Function Over Form: Reviving the Criminal jury’s Historical Role as a Sentencing Body

This Article argues that the Supreme Court, as evinced by its recent spate of criminal jury decisions, has abandoned the criminal jury known to the Founders and, in so doing, has severely eroded the protections intended to inhere in the Sixth Amendment jury trial right. It then proposes one potential solution to this problem.
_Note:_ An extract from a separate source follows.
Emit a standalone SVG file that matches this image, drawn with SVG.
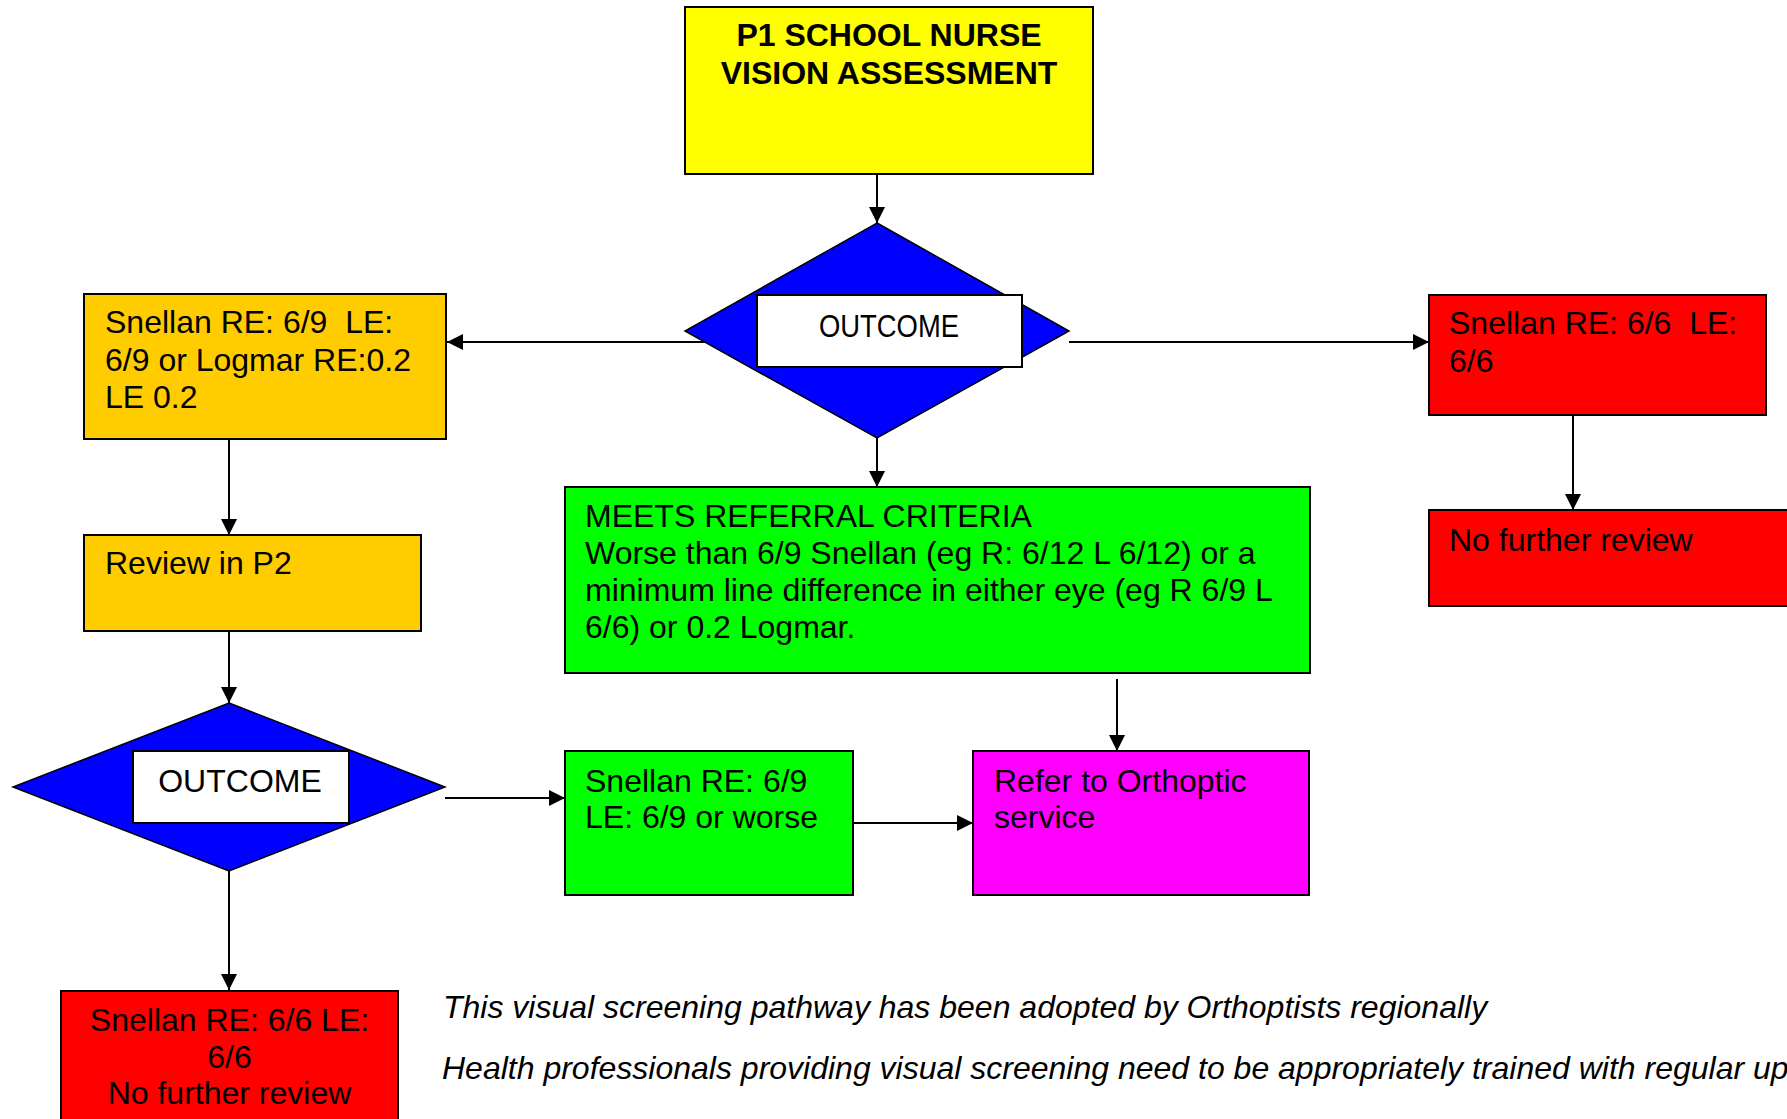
<svg xmlns="http://www.w3.org/2000/svg" width="1787" height="1119" viewBox="0 0 1787 1119">
<style>
.box{stroke:#000;stroke-width:2}
.dia{fill:#0000ff;stroke:#000;stroke-width:1.5}
.lbl{fill:#fff;stroke:#000;stroke-width:2}
.t{font-family:"Liberation Sans",Arial,sans-serif;font-size:32px;fill:#000;white-space:pre}
.b{font-weight:bold;font-size:32px}
.i{font-style:italic;font-size:32px}
.c line{stroke:#000;stroke-width:2;marker-end:url(#ah)}
</style>
<defs>
<marker id="ah" markerUnits="userSpaceOnUse" markerWidth="16" markerHeight="16" refX="16" refY="8" orient="auto">
<path d="M0,0 L16,8 L0,16 z" fill="#000"/>
</marker>
</defs>
<rect width="1787" height="1119" fill="#fff"/>
<g class="c" id="connectors">
<line x1="877" y1="174" x2="877" y2="223"/>
<line x1="708" y1="342" x2="447" y2="342"/>
<line x1="1069" y1="342" x2="1429" y2="342"/>
<line x1="877" y1="438" x2="877" y2="487"/>
<line x1="229" y1="439" x2="229" y2="535"/>
<line x1="229" y1="631" x2="229" y2="703"/>
<line x1="1573" y1="415" x2="1573" y2="510"/>
<line x1="1117" y1="679" x2="1117" y2="751"/>
<line x1="445" y1="798" x2="565" y2="798"/>
<line x1="853" y1="823" x2="973" y2="823"/>
<line x1="229" y1="871" x2="229" y2="990"/>
</g>
<g id="start">
<rect class="box" x="685" y="7" width="408" height="167" fill="#ffff00"/>
<text class="t b" x="889" y="46" text-anchor="middle">P1 SCHOOL NURSE</text>
<text class="t b" x="889" y="84" text-anchor="middle">VISION ASSESSMENT</text>
</g>
<g id="outcome1">
<polygon class="dia" points="877,223 1069,331 877,438 685,331"/>
<rect class="lbl" x="757" y="295" width="265" height="72"/>
<text class="t" x="819" y="337" textLength="140" lengthAdjust="spacingAndGlyphs">OUTCOME</text>
</g>
<g id="snellan69">
<rect class="box" x="84" y="294" width="362" height="145" fill="#ffcc00"/>
<text class="t" x="105" y="333" xml:space="preserve">Snellan RE: 6/9  LE:</text>
<text class="t" x="105" y="371">6/9 or Logmar RE:0.2</text>
<text class="t" x="105" y="408">LE 0.2</text>
</g>
<g id="review">
<rect class="box" x="84" y="535" width="337" height="96" fill="#ffcc00"/>
<text class="t" x="105" y="574">Review in P2</text>
</g>
<g id="snellan66">
<rect class="box" x="1429" y="295" width="337" height="120" fill="#ff0000"/>
<text class="t" x="1449" y="334" xml:space="preserve">Snellan RE: 6/6  LE:</text>
<text class="t" x="1449" y="372">6/6</text>
</g>
<g id="nofurther1">
<rect class="box" x="1429" y="510" width="380" height="96" fill="#ff0000"/>
<text class="t" x="1449" y="551">No further review</text>
</g>
<g id="meets">
<rect class="box" x="565" y="487" width="745" height="186" fill="#00ff00"/>
<text class="t" x="585" y="527">MEETS REFERRAL CRITERIA</text>
<text class="t" x="585" y="564">Worse than 6/9 Snellan (eg R: 6/12 L 6/12) or a</text>
<text class="t" x="585" y="601">minimum line difference in either eye (eg R 6/9 L</text>
<text class="t" x="585" y="638">6/6) or 0.2 Logmar.</text>
</g>
<g id="outcome2">
<polygon class="dia" points="229,703 445,787 229,871 13,787"/>
<rect class="lbl" x="133" y="751" width="216" height="72"/>
<text class="t" x="240" y="792" text-anchor="middle">OUTCOME</text>
</g>
<g id="snellan69worse">
<rect class="box" x="565" y="751" width="288" height="144" fill="#00ff00"/>
<text class="t" x="585" y="792">Snellan RE: 6/9</text>
<text class="t" x="585" y="828">LE: 6/9 or worse</text>
</g>
<g id="refer">
<rect class="box" x="973" y="751" width="336" height="144" fill="#ff00ff"/>
<text class="t" x="994" y="792">Refer to Orthoptic</text>
<text class="t" x="994" y="828">service</text>
</g>
<g id="nofurther2">
<rect class="box" x="61" y="991" width="337" height="150" fill="#ff0000"/>
<text class="t" x="229.5" y="1031" text-anchor="middle">Snellan RE: 6/6 LE:</text>
<text class="t" x="229.5" y="1068" text-anchor="middle">6/6</text>
<text class="t" x="229.5" y="1104" text-anchor="middle">No further review</text>
</g>
<g id="notes">
<text class="t i" x="443" y="1018">This visual screening pathway has been adopted by Orthoptists regionally</text>
<text class="t i" x="442" y="1079">Health professionals providing visual screening need to be appropriately trained with regular updates</text>
</g>
</svg>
According to the Supreme Court, this recent line of cases has been motivated by the need to preserve the “ancient guarantee” articulated in the Sixth Amendment under a new set of legal circumstances. Unfortunately, the Court misinterprets the ancient guarantee that it is ostensibly attempting to preserve by focusing exclusively on the criminal jury’s formal aspects and ignoring its long-standing historical function as a quasi-sentencing body. The author argues that both the criminal jury known to the Founders and its English antecedent were, at heart, sentencing bodies and that this sentencing function was essential to the Sixth Amendment protections promised to criminal defendants. By recasting the jury in the mold of simple fact-finder the modern Court has hindered the jury’s ability to interpose a body of citizens between the government and the accused, leaving the accused without adequate protection against prosecutorial overreaching and the various other forms of government oppression with which the Founders were concerned. The article concludes with an argument that this evisceration of the Sixth Amendment could be remedied, at least in large part, by informing juries of the sentencing consequences of their actions. This solution would not only serve to reinforce the various protections that the jury system was intended to confer upon criminal defendants, but would create a trial dynamic which more closely adheres to the archetype endorsed by the Founders.